• [Stated task] Your task is to repeat the listing exactly.
○ ○ ○ ○
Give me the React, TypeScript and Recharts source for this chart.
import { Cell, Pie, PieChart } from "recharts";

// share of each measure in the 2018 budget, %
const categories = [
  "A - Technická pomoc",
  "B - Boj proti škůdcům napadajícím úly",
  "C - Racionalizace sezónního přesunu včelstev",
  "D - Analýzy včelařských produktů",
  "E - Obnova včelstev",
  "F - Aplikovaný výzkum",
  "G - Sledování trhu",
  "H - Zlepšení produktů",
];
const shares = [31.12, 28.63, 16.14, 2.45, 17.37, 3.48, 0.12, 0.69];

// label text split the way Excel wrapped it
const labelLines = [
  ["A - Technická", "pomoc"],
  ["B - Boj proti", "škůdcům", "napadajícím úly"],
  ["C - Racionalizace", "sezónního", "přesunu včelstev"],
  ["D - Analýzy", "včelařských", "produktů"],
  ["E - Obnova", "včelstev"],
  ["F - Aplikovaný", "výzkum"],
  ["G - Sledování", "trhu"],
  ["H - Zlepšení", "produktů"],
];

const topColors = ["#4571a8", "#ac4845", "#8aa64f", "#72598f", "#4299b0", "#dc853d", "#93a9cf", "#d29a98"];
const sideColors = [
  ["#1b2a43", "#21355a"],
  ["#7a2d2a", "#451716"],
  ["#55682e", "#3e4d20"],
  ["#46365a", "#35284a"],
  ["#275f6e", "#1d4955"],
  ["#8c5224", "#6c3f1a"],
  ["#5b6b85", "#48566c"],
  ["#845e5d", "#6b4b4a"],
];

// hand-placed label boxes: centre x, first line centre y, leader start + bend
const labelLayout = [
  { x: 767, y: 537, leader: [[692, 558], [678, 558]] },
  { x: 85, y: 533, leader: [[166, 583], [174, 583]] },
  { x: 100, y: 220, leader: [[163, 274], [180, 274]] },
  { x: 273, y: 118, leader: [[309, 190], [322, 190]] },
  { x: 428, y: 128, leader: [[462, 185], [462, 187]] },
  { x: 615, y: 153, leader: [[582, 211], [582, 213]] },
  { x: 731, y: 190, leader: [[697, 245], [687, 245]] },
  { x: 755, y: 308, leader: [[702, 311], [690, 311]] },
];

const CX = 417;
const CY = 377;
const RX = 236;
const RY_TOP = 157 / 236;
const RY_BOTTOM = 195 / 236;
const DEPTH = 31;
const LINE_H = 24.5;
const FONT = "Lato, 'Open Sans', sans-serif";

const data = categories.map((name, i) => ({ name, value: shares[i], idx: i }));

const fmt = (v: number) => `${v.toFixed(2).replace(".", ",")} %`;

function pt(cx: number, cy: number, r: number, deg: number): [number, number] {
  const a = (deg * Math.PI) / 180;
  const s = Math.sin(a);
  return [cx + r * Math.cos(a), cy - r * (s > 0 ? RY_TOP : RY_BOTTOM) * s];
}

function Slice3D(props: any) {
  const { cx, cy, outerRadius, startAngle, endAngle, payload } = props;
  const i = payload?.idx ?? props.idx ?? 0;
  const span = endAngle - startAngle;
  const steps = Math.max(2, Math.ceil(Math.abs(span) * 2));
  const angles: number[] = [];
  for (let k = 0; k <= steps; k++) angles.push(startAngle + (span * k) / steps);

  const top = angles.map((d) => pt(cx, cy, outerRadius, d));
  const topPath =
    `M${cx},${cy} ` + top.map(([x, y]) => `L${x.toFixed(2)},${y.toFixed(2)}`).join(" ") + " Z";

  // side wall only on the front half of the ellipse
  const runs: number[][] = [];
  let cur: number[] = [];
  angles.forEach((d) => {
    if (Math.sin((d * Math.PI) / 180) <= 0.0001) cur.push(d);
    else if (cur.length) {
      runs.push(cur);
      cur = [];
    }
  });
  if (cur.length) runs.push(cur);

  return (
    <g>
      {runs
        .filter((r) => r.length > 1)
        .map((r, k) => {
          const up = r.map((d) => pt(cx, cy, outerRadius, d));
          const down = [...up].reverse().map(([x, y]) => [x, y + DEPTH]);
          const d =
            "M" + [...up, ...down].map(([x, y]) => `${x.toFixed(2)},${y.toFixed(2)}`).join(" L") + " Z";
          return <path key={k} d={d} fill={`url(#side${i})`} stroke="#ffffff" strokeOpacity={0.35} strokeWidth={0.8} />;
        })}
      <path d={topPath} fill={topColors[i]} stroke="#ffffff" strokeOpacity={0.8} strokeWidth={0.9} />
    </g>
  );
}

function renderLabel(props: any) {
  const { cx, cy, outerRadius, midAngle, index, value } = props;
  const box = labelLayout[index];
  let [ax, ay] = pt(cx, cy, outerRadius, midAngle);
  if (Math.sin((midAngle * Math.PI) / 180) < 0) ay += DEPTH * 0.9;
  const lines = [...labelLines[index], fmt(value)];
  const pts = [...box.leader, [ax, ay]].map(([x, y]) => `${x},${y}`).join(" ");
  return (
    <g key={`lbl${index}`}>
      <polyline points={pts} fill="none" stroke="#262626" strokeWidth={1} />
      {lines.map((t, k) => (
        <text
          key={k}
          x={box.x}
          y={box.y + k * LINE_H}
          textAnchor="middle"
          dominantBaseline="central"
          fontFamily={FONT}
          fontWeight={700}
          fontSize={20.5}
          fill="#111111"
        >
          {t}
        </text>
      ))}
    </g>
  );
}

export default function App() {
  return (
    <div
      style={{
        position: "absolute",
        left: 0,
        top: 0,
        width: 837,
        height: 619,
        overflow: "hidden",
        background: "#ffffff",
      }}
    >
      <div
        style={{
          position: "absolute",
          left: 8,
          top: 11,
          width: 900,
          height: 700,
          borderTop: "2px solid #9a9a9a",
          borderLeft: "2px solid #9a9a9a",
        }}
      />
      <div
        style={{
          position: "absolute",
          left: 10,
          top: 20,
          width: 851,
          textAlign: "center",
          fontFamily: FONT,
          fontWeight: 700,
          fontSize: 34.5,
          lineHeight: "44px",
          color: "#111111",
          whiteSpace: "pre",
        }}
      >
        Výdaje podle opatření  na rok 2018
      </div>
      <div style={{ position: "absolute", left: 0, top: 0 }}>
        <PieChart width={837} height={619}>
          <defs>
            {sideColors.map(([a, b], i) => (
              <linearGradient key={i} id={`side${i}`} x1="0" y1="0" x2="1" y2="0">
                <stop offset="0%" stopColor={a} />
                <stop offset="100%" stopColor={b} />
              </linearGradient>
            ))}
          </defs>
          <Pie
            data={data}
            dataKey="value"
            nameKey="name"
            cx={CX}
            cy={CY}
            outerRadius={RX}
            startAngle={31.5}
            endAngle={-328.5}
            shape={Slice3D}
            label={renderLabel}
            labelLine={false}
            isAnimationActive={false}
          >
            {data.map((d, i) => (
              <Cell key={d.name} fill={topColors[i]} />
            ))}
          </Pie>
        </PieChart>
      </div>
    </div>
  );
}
○ ○ ○ ○
• [Exercise output]
Give me the React, TypeScript and Recharts source for this chart.
import { Cell, Pie, PieChart } from "recharts";

// share of each measure in the 2018 budget, %
const categories = [
  "A - Technická pomoc",
  "B - Boj proti škůdcům napadajícím úly",
  "C - Racionalizace sezónního přesunu včelstev",
  "D - Analýzy včelařských produktů",
  "E - Obnova včelstev",
  "F - Aplikovaný výzkum",
  "G - Sledování trhu",
  "H - Zlepšení produktů",
];
const shares = [31.12, 28.63, 16.14, 2.45, 17.37, 3.48, 0.12, 0.69];

// label text split the way Excel wrapped it
const labelLines = [
  ["A - Technická", "pomoc"],
  ["B - Boj proti", "škůdcům", "napadajícím úly"],
  ["C - Racionalizace", "sezónního", "přesunu včelstev"],
  ["D - Analýzy", "včelařských", "produktů"],
  ["E - Obnova", "včelstev"],
  ["F - Aplikovaný", "výzkum"],
  ["G - Sledování", "trhu"],
  ["H - Zlepšení", "produktů"],
];

const topColors = ["#4571a8", "#ac4845", "#8aa64f", "#72598f", "#4299b0", "#dc853d", "#93a9cf", "#d29a98"];
const sideColors = [
  ["#1b2a43", "#21355a"],
  ["#7a2d2a", "#451716"],
  ["#55682e", "#3e4d20"],
  ["#46365a", "#35284a"],
  ["#275f6e", "#1d4955"],
  ["#8c5224", "#6c3f1a"],
  ["#5b6b85", "#48566c"],
  ["#845e5d", "#6b4b4a"],
];

// hand-placed label boxes: centre x, first line centre y, leader start + bend
const labelLayout = [
  { x: 767, y: 537, leader: [[692, 558], [678, 558]] },
  { x: 85, y: 533, leader: [[166, 583], [174, 583]] },
  { x: 100, y: 220, leader: [[163, 274], [180, 274]] },
  { x: 273, y: 118, leader: [[309, 190], [322, 190]] },
  { x: 428, y: 128, leader: [[462, 185], [462, 187]] },
  { x: 615, y: 153, leader: [[582, 211], [582, 213]] },
  { x: 731, y: 190, leader: [[697, 245], [687, 245]] },
  { x: 755, y: 308, leader: [[702, 311], [690, 311]] },
];

const CX = 417;
const CY = 377;
const RX = 236;
const RY_TOP = 157 / 236;
const RY_BOTTOM = 195 / 236;
const DEPTH = 31;
const LINE_H = 24.5;
const FONT = "Lato, 'Open Sans', sans-serif";

const data = categories.map((name, i) => ({ name, value: shares[i], idx: i }));

const fmt = (v: number) => `${v.toFixed(2).replace(".", ",")} %`;

function pt(cx: number, cy: number, r: number, deg: number): [number, number] {
  const a = (deg * Math.PI) / 180;
  const s = Math.sin(a);
  return [cx + r * Math.cos(a), cy - r * (s > 0 ? RY_TOP : RY_BOTTOM) * s];
}

function Slice3D(props: any) {
  const { cx, cy, outerRadius, startAngle, endAngle, payload } = props;
  const i = payload?.idx ?? props.idx ?? 0;
  const span = endAngle - startAngle;
  const steps = Math.max(2, Math.ceil(Math.abs(span) * 2));
  const angles: number[] = [];
  for (let k = 0; k <= steps; k++) angles.push(startAngle + (span * k) / steps);

  const top = angles.map((d) => pt(cx, cy, outerRadius, d));
  const topPath =
    `M${cx},${cy} ` + top.map(([x, y]) => `L${x.toFixed(2)},${y.toFixed(2)}`).join(" ") + " Z";

  // side wall only on the front half of the ellipse
  const runs: number[][] = [];
  let cur: number[] = [];
  angles.forEach((d) => {
    if (Math.sin((d * Math.PI) / 180) <= 0.0001) cur.push(d);
    else if (cur.length) {
      runs.push(cur);
      cur = [];
    }
  });
  if (cur.length) runs.push(cur);

  return (
    <g>
      {runs
        .filter((r) => r.length > 1)
        .map((r, k) => {
          const up = r.map((d) => pt(cx, cy, outerRadius, d));
          const down = [...up].reverse().map(([x, y]) => [x, y + DEPTH]);
          const d =
            "M" + [...up, ...down].map(([x, y]) => `${x.toFixed(2)},${y.toFixed(2)}`).join(" L") + " Z";
          return <path key={k} d={d} fill={`url(#side${i})`} stroke="#ffffff" strokeOpacity={0.35} strokeWidth={0.8} />;
        })}
      <path d={topPath} fill={topColors[i]} stroke="#ffffff" strokeOpacity={0.8} strokeWidth={0.9} />
    </g>
  );
}

function renderLabel(props: any) {
  const { cx, cy, outerRadius, midAngle, index, value } = props;
  const box = labelLayout[index];
  let [ax, ay] = pt(cx, cy, outerRadius, midAngle);
  if (Math.sin((midAngle * Math.PI) / 180) < 0) ay += DEPTH * 0.9;
  const lines = [...labelLines[index], fmt(value)];
  const pts = [...box.leader, [ax, ay]].map(([x, y]) => `${x},${y}`).join(" ");
  return (
    <g key={`lbl${index}`}>
      <polyline points={pts} fill="none" stroke="#262626" strokeWidth={1} />
      {lines.map((t, k) => (
        <text
          key={k}
          x={box.x}
          y={box.y + k * LINE_H}
          textAnchor="middle"
          dominantBaseline="central"
          fontFamily={FONT}
          fontWeight={700}
          fontSize={20.5}
          fill="#111111"
        >
          {t}
        </text>
      ))}
    </g>
  );
}

export default function App() {
  return (
    <div
      style={{
        position: "absolute",
        left: 0,
        top: 0,
        width: 837,
        height: 619,
        overflow: "hidden",
        background: "#ffffff",
      }}
    >
      <div
        style={{
          position: "absolute",
          left: 8,
          top: 11,
          width: 900,
          height: 700,
          borderTop: "2px solid #9a9a9a",
          borderLeft: "2px solid #9a9a9a",
        }}
      />
      <div
        style={{
          position: "absolute",
          left: 10,
          top: 20,
          width: 851,
          textAlign: "center",
          fontFamily: FONT,
          fontWeight: 700,
          fontSize: 34.5,
          lineHeight: "44px",
          color: "#111111",
          whiteSpace: "pre",
        }}
      >
        Výdaje podle opatření  na rok 2018
      </div>
      <div style={{ position: "absolute", left: 0, top: 0 }}>
        <PieChart width={837} height={619}>
          <defs>
            {sideColors.map(([a, b], i) => (
              <linearGradient key={i} id={`side${i}`} x1="0" y1="0" x2="1" y2="0">
                <stop offset="0%" stopColor={a} />
                <stop offset="100%" stopColor={b} />
              </linearGradient>
            ))}
          </defs>
          <Pie
            data={data}
            dataKey="value"
            nameKey="name"
            cx={CX}
            cy={CY}
            outerRadius={RX}
            startAngle={31.5}
            endAngle={-328.5}
            shape={Slice3D}
            label={renderLabel}
            labelLine={false}
            isAnimationActive={false}
          >
            {data.map((d, i) => (
              <Cell key={d.name} fill={topColors[i]} />
            ))}
          </Pie>
        </PieChart>
      </div>
    </div>
  );
}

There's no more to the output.